• **Available data**:

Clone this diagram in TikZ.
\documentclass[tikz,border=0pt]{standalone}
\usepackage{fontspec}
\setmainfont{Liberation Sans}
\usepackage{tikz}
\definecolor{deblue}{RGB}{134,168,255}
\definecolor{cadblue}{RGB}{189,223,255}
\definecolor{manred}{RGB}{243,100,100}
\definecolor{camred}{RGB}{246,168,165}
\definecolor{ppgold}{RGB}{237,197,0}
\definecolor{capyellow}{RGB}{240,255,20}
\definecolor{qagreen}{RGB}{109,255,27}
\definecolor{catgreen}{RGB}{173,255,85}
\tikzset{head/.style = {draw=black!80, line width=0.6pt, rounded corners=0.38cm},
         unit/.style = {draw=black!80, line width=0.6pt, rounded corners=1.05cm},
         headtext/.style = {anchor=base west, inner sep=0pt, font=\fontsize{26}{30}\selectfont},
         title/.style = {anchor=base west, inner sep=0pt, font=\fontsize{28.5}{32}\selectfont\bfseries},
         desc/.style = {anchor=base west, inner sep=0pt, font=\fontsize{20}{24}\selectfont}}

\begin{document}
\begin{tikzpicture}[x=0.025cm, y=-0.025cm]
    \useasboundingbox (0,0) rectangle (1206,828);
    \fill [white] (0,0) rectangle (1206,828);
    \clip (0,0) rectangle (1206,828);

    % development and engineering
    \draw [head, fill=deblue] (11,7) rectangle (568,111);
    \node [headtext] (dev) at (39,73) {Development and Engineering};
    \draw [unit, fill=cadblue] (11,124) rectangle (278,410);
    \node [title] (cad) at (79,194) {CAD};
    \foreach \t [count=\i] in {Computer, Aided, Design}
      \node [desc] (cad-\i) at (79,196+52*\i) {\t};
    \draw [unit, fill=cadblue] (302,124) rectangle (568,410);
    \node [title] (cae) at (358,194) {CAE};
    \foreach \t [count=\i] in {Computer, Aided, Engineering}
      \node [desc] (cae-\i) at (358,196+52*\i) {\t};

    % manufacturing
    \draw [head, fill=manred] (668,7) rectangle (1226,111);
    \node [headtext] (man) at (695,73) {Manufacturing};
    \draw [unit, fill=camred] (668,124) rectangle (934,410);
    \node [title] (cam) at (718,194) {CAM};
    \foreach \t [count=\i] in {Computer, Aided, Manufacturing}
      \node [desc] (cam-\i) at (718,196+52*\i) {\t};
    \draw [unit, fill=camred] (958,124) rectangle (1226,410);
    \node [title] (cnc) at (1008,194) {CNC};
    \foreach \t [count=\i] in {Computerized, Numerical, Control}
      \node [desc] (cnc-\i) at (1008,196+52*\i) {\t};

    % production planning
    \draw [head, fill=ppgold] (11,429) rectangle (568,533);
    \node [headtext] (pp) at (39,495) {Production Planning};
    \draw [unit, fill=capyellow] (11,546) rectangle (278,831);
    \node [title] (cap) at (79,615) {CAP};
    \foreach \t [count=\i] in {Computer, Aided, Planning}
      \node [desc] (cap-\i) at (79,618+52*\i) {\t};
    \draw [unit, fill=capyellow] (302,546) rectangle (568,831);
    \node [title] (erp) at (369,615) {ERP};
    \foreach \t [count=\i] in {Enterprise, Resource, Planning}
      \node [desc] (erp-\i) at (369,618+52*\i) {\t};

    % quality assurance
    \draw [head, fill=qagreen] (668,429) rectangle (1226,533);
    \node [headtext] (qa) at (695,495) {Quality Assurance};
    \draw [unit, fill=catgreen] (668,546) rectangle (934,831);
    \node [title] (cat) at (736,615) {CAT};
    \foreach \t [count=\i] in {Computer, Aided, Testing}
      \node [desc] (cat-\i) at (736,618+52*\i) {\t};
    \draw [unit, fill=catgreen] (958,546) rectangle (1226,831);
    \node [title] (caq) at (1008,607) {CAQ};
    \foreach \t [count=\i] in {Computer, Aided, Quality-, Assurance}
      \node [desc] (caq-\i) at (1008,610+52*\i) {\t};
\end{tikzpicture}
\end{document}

• **What is expected**: Give the complete listing a second time, exactly as it reads.

• **Answer for this exercise**:
Clone this diagram in TikZ.
\documentclass[tikz,border=0pt]{standalone}
\usepackage{fontspec}
\setmainfont{Liberation Sans}
\usepackage{tikz}
\definecolor{deblue}{RGB}{134,168,255}
\definecolor{cadblue}{RGB}{189,223,255}
\definecolor{manred}{RGB}{243,100,100}
\definecolor{camred}{RGB}{246,168,165}
\definecolor{ppgold}{RGB}{237,197,0}
\definecolor{capyellow}{RGB}{240,255,20}
\definecolor{qagreen}{RGB}{109,255,27}
\definecolor{catgreen}{RGB}{173,255,85}
\tikzset{head/.style = {draw=black!80, line width=0.6pt, rounded corners=0.38cm},
         unit/.style = {draw=black!80, line width=0.6pt, rounded corners=1.05cm},
         headtext/.style = {anchor=base west, inner sep=0pt, font=\fontsize{26}{30}\selectfont},
         title/.style = {anchor=base west, inner sep=0pt, font=\fontsize{28.5}{32}\selectfont\bfseries},
         desc/.style = {anchor=base west, inner sep=0pt, font=\fontsize{20}{24}\selectfont}}

\begin{document}
\begin{tikzpicture}[x=0.025cm, y=-0.025cm]
    \useasboundingbox (0,0) rectangle (1206,828);
    \fill [white] (0,0) rectangle (1206,828);
    \clip (0,0) rectangle (1206,828);

    % development and engineering
    \draw [head, fill=deblue] (11,7) rectangle (568,111);
    \node [headtext] (dev) at (39,73) {Development and Engineering};
    \draw [unit, fill=cadblue] (11,124) rectangle (278,410);
    \node [title] (cad) at (79,194) {CAD};
    \foreach \t [count=\i] in {Computer, Aided, Design}
      \node [desc] (cad-\i) at (79,196+52*\i) {\t};
    \draw [unit, fill=cadblue] (302,124) rectangle (568,410);
    \node [title] (cae) at (358,194) {CAE};
    \foreach \t [count=\i] in {Computer, Aided, Engineering}
      \node [desc] (cae-\i) at (358,196+52*\i) {\t};

    % manufacturing
    \draw [head, fill=manred] (668,7) rectangle (1226,111);
    \node [headtext] (man) at (695,73) {Manufacturing};
    \draw [unit, fill=camred] (668,124) rectangle (934,410);
    \node [title] (cam) at (718,194) {CAM};
    \foreach \t [count=\i] in {Computer, Aided, Manufacturing}
      \node [desc] (cam-\i) at (718,196+52*\i) {\t};
    \draw [unit, fill=camred] (958,124) rectangle (1226,410);
    \node [title] (cnc) at (1008,194) {CNC};
    \foreach \t [count=\i] in {Computerized, Numerical, Control}
      \node [desc] (cnc-\i) at (1008,196+52*\i) {\t};

    % production planning
    \draw [head, fill=ppgold] (11,429) rectangle (568,533);
    \node [headtext] (pp) at (39,495) {Production Planning};
    \draw [unit, fill=capyellow] (11,546) rectangle (278,831);
    \node [title] (cap) at (79,615) {CAP};
    \foreach \t [count=\i] in {Computer, Aided, Planning}
      \node [desc] (cap-\i) at (79,618+52*\i) {\t};
    \draw [unit, fill=capyellow] (302,546) rectangle (568,831);
    \node [title] (erp) at (369,615) {ERP};
    \foreach \t [count=\i] in {Enterprise, Resource, Planning}
      \node [desc] (erp-\i) at (369,618+52*\i) {\t};

    % quality assurance
    \draw [head, fill=qagreen] (668,429) rectangle (1226,533);
    \node [headtext] (qa) at (695,495) {Quality Assurance};
    \draw [unit, fill=catgreen] (668,546) rectangle (934,831);
    \node [title] (cat) at (736,615) {CAT};
    \foreach \t [count=\i] in {Computer, Aided, Testing}
      \node [desc] (cat-\i) at (736,618+52*\i) {\t};
    \draw [unit, fill=catgreen] (958,546) rectangle (1226,831);
    \node [title] (caq) at (1008,607) {CAQ};
    \foreach \t [count=\i] in {Computer, Aided, Quality-, Assurance}
      \node [desc] (caq-\i) at (1008,610+52*\i) {\t};
\end{tikzpicture}
\end{document}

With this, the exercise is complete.